Constraining the Anisotropy of the Universe from Supernovae and Gamma-ray Bursts

TL;DR

This study constrains the anisotropy of the universe using supernovae and gamma-ray burst data, finding a small but measurable anisotropic component aligned with a specific axis.

Contribution

It provides observational constraints on universe anisotropy by combining supernova and gamma-ray burst data, refining previous models with new dataset analysis.

Findings

Anisotropy magnitude D = -0.044 ± 0.018

Privileged axis at (l0, b0) = (306.1° ± 18.7°, -18.2° ± 11.2°)

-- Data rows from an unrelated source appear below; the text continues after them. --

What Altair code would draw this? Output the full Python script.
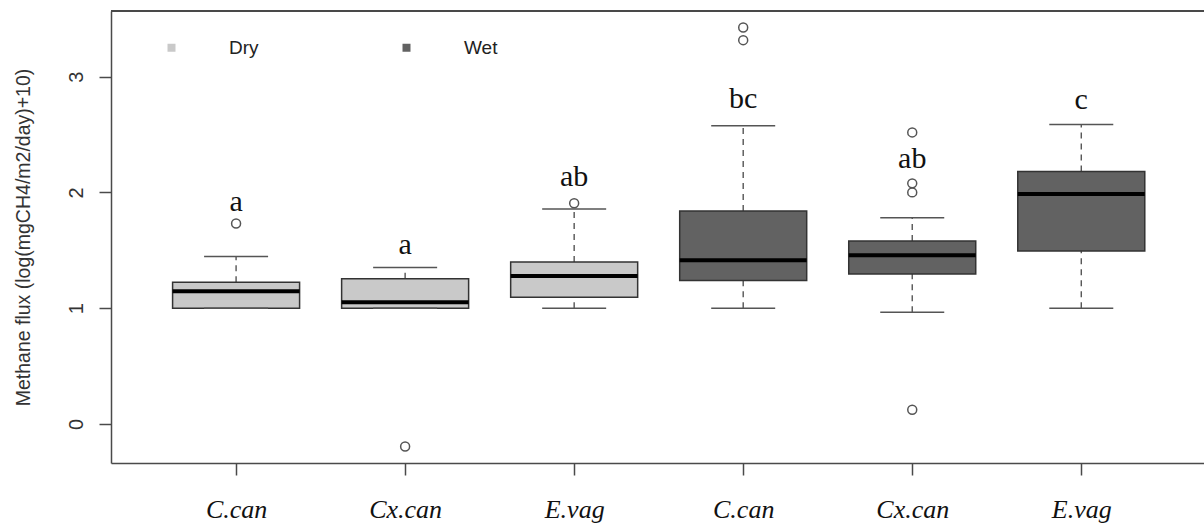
import json
import altair as alt
import pandas as pd

# Methane flux by species and season: five-number summaries plus outliers
species = ["C.can", "Cx.can", "E.vag", "C.can", "Cx.can", "E.vag"]
season = ["Dry", "Dry", "Dry", "Wet", "Wet", "Wet"]
whisker_low = [1.00, 1.00, 1.00, 1.00, 0.965, 1.00]
q1 = [1.00, 1.00, 1.095, 1.24, 1.295, 1.495]
median = [1.146, 1.052, 1.278, 1.415, 1.458, 1.987]
q3 = [1.224, 1.255, 1.399, 1.841, 1.581, 2.181]
whisker_high = [1.448, 1.353, 1.858, 2.576, 1.781, 2.587]
outliers = [[1.732], [-0.194], [1.907], [3.425, 3.316], [2.519, 2.079, 2.001, 0.123], []]
letters = ["a", "a", "ab", "bc", "ab", "c"]
letter_y = [1.92, 1.55, 2.136, 2.808, 2.293, 2.802]
y_ticks = [0, 1, 2, 3]

W, H = 1093, 452

boxes = pd.DataFrame({
    "pos": list(range(1, len(species) + 1)),
    "species": species,
    "season": season,
    "lo": whisker_low,
    "q1": q1,
    "med": median,
    "q3": q3,
    "hi": whisker_high,
    "letter": letters,
    "letter_y": letter_y,
})
out_df = pd.DataFrame(
    [{"pos": i + 1, "v": v} for i, vals in enumerate(outliers) for v in vals]
)

frame_col = "#4a4a4a"
label_expr = "%s[datum.value - 1]" % json.dumps(species)

x_enc = alt.X(
    "pos:Q",
    scale=alt.Scale(domain=[0.26, 6.726], nice=False, zero=False, padding=0),
    axis=alt.Axis(
        values=list(range(1, len(species) + 1)),
        labelExpr=label_expr,
        title="",
        grid=False,
        domainColor=frame_col,
        domainWidth=1.5,
        tickColor=frame_col,
        tickWidth=1.5,
        tickSize=12,
        labelFont="Liberation Serif",
        labelFontStyle="italic",
        labelFontSize=26,
        labelColor="#111",
        labelBaseline="alphabetic",
        labelPadding=42,
        labelOverlap=False,
        labelFlush=False,
    ),
)

y_scale = alt.Scale(domain=[-0.337, 3.568], nice=False, zero=False, padding=0)
y_axis = alt.Axis(
    values=y_ticks,
    title="Methane flux (log(mgCH4/m2/day)+10)",
    grid=False,
    domainColor=frame_col,
    domainWidth=1.5,
    tickColor=frame_col,
    tickWidth=1.5,
    tickSize=12,
    labelAngle=270,
    labelAlign="center",
    labelBaseline="alphabetic",
    labelPadding=17,
    labelFont="Liberation Sans",
    labelFontSize=20,
    labelColor="#333",
    titleFont="Liberation Sans",
    titleFontSize=19.5,
    titleFontWeight="normal",
    titleColor="#333",
    titleAngle=270,
    titleAlign="center",
    titleBaseline="middle",
    titleX=-88,
    titleY=H / 2,
)


def yq(field):
    return alt.Y(field, type="quantitative", scale=y_scale, axis=y_axis)


base = alt.Chart(boxes)

whisk_up = base.mark_rule(color="#555", strokeWidth=1.4, strokeDash=[6, 5]).encode(
    x=x_enc, y=yq("q3"), y2="hi"
)
whisk_dn = base.mark_rule(color="#555", strokeWidth=1.4, strokeDash=[6, 5]).encode(
    x=x_enc, y=yq("lo"), y2="q1"
)
cap_hi = base.mark_tick(
    orient="horizontal", size=64, thickness=1.5, color="#555", opacity=1
).encode(x=x_enc, y=yq("hi"))
cap_lo = base.mark_tick(
    orient="horizontal", size=64, thickness=1.5, color="#555", opacity=1
).encode(x=x_enc, y=yq("lo"))
box = base.mark_bar(size=127, stroke="#333", strokeWidth=1.5, opacity=1).encode(
    x=x_enc,
    y=yq("q1"),
    y2="q3",
    color=alt.Color(
        "season:N",
        scale=alt.Scale(domain=["Dry", "Wet"], range=["#c9c9c9", "#626262"]),
        title=None,
        legend=alt.Legend(
            orient="none",
            legendX=51,
            legendY=27,
            direction="horizontal",
            symbolType="square",
            symbolSize=64,
            symbolStrokeWidth=0,
            symbolOpacity=1,
            labelFont="Liberation Sans",
            labelFontSize=19,
            labelColor="#222",
            labelOffset=48,
            columnPadding=138,
            padding=0,
        ),
    ),
)
med = base.mark_tick(
    orient="horizontal", size=127, thickness=4, color="#000", opacity=1
).encode(x=x_enc, y=yq("med"))
pts = alt.Chart(out_df).mark_point(
    shape="circle", filled=False, size=80, color="#555", strokeWidth=1.5, opacity=1
).encode(x=x_enc, y=yq("v"))
txt = base.mark_text(
    font="Liberation Serif", fontSize=30, baseline="middle", align="center", color="#111"
).encode(x=x_enc, y=yq("letter_y"), text="letter:N")
top = base.mark_rule(color=frame_col, strokeWidth=1.5).encode(
    x=alt.value(0), x2=alt.value(W), y=alt.value(0)
)

chart = (
    alt.layer(whisk_up, whisk_dn, box, med, cap_hi, cap_lo, pts, txt, top)
    .properties(
        width=W,
        height=H,
        autosize=alt.AutoSizeParams(type="none"),
        padding={"left": 111, "top": 11, "right": 0, "bottom": 64},
        background="white",
    )
    .configure_view(stroke=None)
)

chart.save("out.html", embed_options={"renderer": "svg", "actions": False})
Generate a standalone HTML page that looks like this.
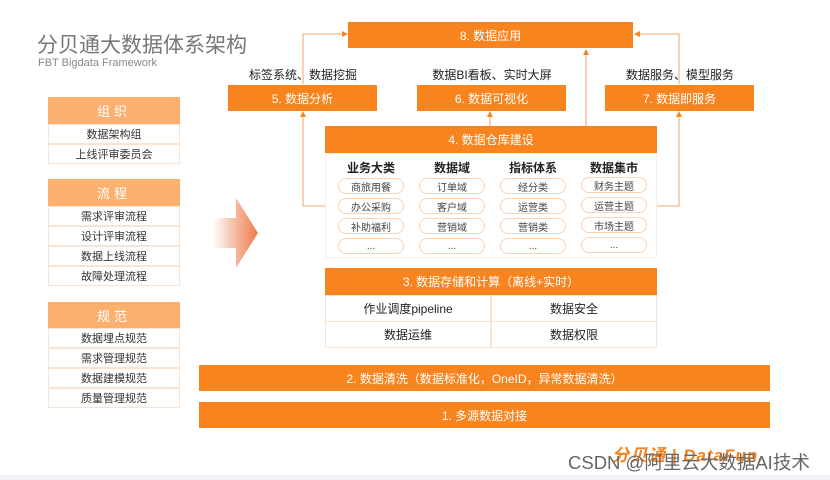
<!DOCTYPE html>
<html><head><meta charset="utf-8"><style>
*{margin:0;padding:0;box-sizing:border-box}
body{width:830px;height:480px;background:#fff;position:relative;overflow:hidden;font-family:"Liberation Sans","Noto Sans CJK SC",sans-serif}
.a{position:absolute}
.ob{position:absolute;background:#f8841f;color:#fff;font-size:12px;display:flex;align-items:center;justify-content:center}
.lh{position:absolute;left:48px;width:132px;height:27px;background:#fbb070;color:#fff;font-size:13px;display:flex;align-items:center;justify-content:center;letter-spacing:4px}
.lr{position:absolute;left:48px;width:132px;height:20px;border:1px solid #fbe3cf;font-size:11px;color:#333;display:flex;align-items:center;justify-content:center;background:#fff}
.lbl{position:absolute;font-size:12px;color:#222;width:160px;text-align:center}
.ch{position:absolute;font-size:12px;font-weight:bold;color:#222;width:80px;text-align:center}
.pill{position:absolute;width:66px;height:16px;border:1.5px solid #fbd3b4;border-radius:8px;font-size:10px;color:#444;display:flex;align-items:center;justify-content:center;background:#fff}
.cell{position:absolute;height:27px;border:1px solid #fbe3cf;font-size:12px;color:#222;display:flex;align-items:center;justify-content:center}
</style></head><body>
<div class="a" style="left:37px;top:29px;font-size:21px;color:#777">分贝通大数据体系架构</div>
<div class="a" style="left:38px;top:57px;font-size:11px;color:#888">FBT Bigdata Framework</div>

<div class="lh" style="top:97px">组织</div>
<div class="lr" style="top:124px">数据架构组</div>
<div class="lr" style="top:144px">上线评审委员会</div>
<div class="lh" style="top:179px">流程</div>
<div class="lr" style="top:206px">需求评审流程</div>
<div class="lr" style="top:226px">设计评审流程</div>
<div class="lr" style="top:246px">数据上线流程</div>
<div class="lr" style="top:266px">故障处理流程</div>
<div class="lh" style="top:302px">规范</div>
<div class="lr" style="top:328px">数据埋点规范</div>
<div class="lr" style="top:348px">需求管理规范</div>
<div class="lr" style="top:368px">数据建模规范</div>
<div class="lr" style="top:388px">质量管理规范</div>

<svg class="a" style="left:0;top:0" width="830" height="480">
<defs><linearGradient id="g" x1="0" x2="1"><stop offset="0" stop-color="#fff"/><stop offset="1" stop-color="#ee7a4a"/></linearGradient></defs>
<polygon points="212,218 236,218 236,198 258,233 236,268 236,248 212,248" fill="url(#g)"/>
<g stroke="#fbb88a" stroke-width="1.3" fill="none">
<polyline points="303,84 303,34 344,34"/>
<polyline points="679,84 679,34 638,34"/>
<line x1="586" y1="126" x2="586" y2="53"/>
<line x1="490" y1="126" x2="490" y2="115"/>
<polyline points="325,206 303,206 303,116"/>
<polyline points="657,206 679,206 679,116"/>
</g>
<g fill="#f8841f">
<polygon points="348,34 342,31 342,37"/>
<polygon points="634,34 640,31 640,37"/>
<polygon points="586,49 583,55 589,55"/>
<polygon points="490,111 487,117 493,117"/>
<polygon points="303,111 300,117 306,117"/>
<polygon points="679,111 676,117 682,117"/>
</g>
</svg>

<div class="ob" style="left:348px;top:22px;width:285px;height:26px">8. 数据应用</div>
<div class="lbl" style="left:223px;top:66px">标签系统、数据挖掘</div>
<div class="lbl" style="left:412px;top:66px">数据BI看板、实时大屏</div>
<div class="lbl" style="left:600px;top:66px">数据服务、模型服务</div>
<div class="ob" style="left:228px;top:85px;width:149px;height:26px">5. 数据分析</div>
<div class="ob" style="left:417px;top:85px;width:149px;height:26px">6. 数据可视化</div>
<div class="ob" style="left:605px;top:85px;width:149px;height:26px">7. 数据即服务</div>

<div class="a" style="left:325px;top:153px;width:332px;height:105px;border:1px solid #fdeee2"></div>
<div class="ob" style="left:325px;top:126px;width:332px;height:27px">4. 数据仓库建设</div>
<div class="ch" style="left:331px;top:159px">业务大类</div>
<div class="ch" style="left:412px;top:159px">数据域</div>
<div class="ch" style="left:493px;top:159px">指标体系</div>
<div class="ch" style="left:574px;top:159px">数据集市</div>
<div class="pill" style="left:338px;top:178px">商旅用餐</div>
<div class="pill" style="left:338px;top:198px">办公采购</div>
<div class="pill" style="left:338px;top:218px">补助福利</div>
<div class="pill" style="left:338px;top:238px">...</div>
<div class="pill" style="left:419px;top:178px">订单域</div>
<div class="pill" style="left:419px;top:198px">客户域</div>
<div class="pill" style="left:419px;top:218px">营销域</div>
<div class="pill" style="left:419px;top:238px">...</div>
<div class="pill" style="left:500px;top:178px">经分类</div>
<div class="pill" style="left:500px;top:198px">运营类</div>
<div class="pill" style="left:500px;top:218px">营销类</div>
<div class="pill" style="left:500px;top:238px">...</div>
<div class="pill" style="left:581px;top:177px">财务主题</div>
<div class="pill" style="left:581px;top:197px">运营主题</div>
<div class="pill" style="left:581px;top:217px">市场主题</div>
<div class="pill" style="left:581px;top:237px">...</div>

<div class="ob" style="left:325px;top:268px;width:332px;height:27px">3. 数据存储和计算（离线+实时）</div>
<div class="cell" style="left:325px;top:295px;width:166px">作业调度pipeline</div>
<div class="cell" style="left:491px;top:295px;width:166px">数据安全</div>
<div class="cell" style="left:325px;top:321px;width:166px">数据运维</div>
<div class="cell" style="left:491px;top:321px;width:166px">数据权限</div>

<div class="ob" style="left:199px;top:365px;width:571px;height:26px">2. 数据清洗（数据标准化，OneID，异常数据清洗）</div>
<div class="ob" style="left:199px;top:402px;width:571px;height:26px">1. 多源数据对接</div>

<div class="a" style="left:612px;top:441px;font-size:17px;font-weight:bold;color:#f5821f;font-style:italic;letter-spacing:1px">分贝通 | DataFun.</div>
<div class="a" style="left:568px;top:449px;font-size:18.5px;color:#666;white-space:nowrap">CSDN @阿里云大数据AI技术</div>
<div class="a" style="left:0;top:475px;width:830px;height:5px;background:#f3f4f8"></div>
</body></html>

Anisotropy is small, supporting isotropic models

Abstract

Recently, an anisotropic cosmological model was proposed. An arbitrary 1-form, which picks out a privileged axis in the universe, was added to the Friedmann-Robertson-Walker line element. The distance-redshift relation was modified such that it is direction dependent. In this paper, we use the Union2 dataset and 59 high-redshift gamma-ray bursts to give constraints on the anisotropy of the universe. The results show that the magnitude of anisotropy is about $D=-0.044\pm0.018$, and the privileged axis points towards the direction $(l_0,b_0)=(306.1^{\circ}\pm 18.7^{\circ},-18.2^{\circ}\pm 11.2^{\circ})$ in the galactic coordinate system. The anisotropy is small and the isotropic cosmological model is an excellent approximation.